There is also the seller conduct question. If key compliance documents appear only late in the process, management answers are inconsistent, or regulator correspondence is summarised rather than produced, assume the risk is higher than presented. In regulated acquisitions, transparency is itself a quality signal.
How buyers should run the process
The best transactions are handled in workstreams, not as one general legal review. Corporate, regulatory, AML, data protection, commercial contracts, employment, and technology all need to be examined, but regulatory findings should lead the sequencing. If the licence position is weak, there is little value in spending weeks polishing ancillary points.
A buyer should also plan early for regulator engagement. In many jurisdictions, pre-transaction contact with the authority or at least a carefully structured notification strategy is commercially sensible. It helps test timing, approval expectations, local substance requirements, and likely questions around new ownership, source of funds, and business plan changes.
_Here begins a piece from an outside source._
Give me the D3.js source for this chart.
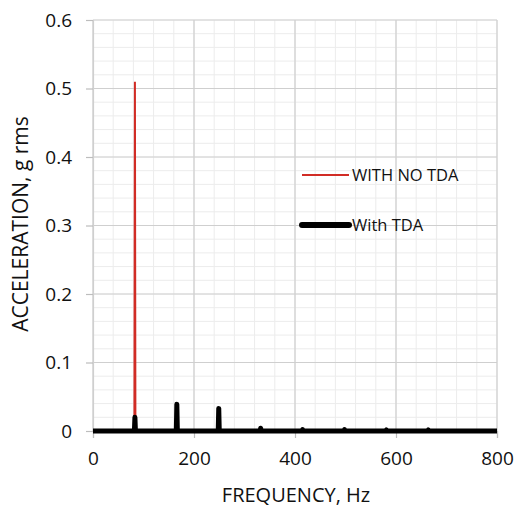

Where the goal is speed, a ready-made regulated vehicle can still be the right route. But the point of buying one is not simply to acquire a certificate. It is to acquire a lawful operating platform with a realistic path to onboarding clients, maintaining banking, and expanding without immediate remediation. That distinction is where sophisticated buyers save time and avoid false economies.
At NUR Legal, this is usually where buyers benefit from specialist support. A transaction in a regulated market needs more than legal confirmation that the company exists and the shares can be transferred. It needs a clear decision on whether the licence is usable, what approvals are needed, what must be fixed, and how fast the business can actually go live.
The smartest acquirers treat due diligence as a go-live test, not a paperwork exercise. If the target cannot satisfy that test, buying faster may simply mean failing sooner.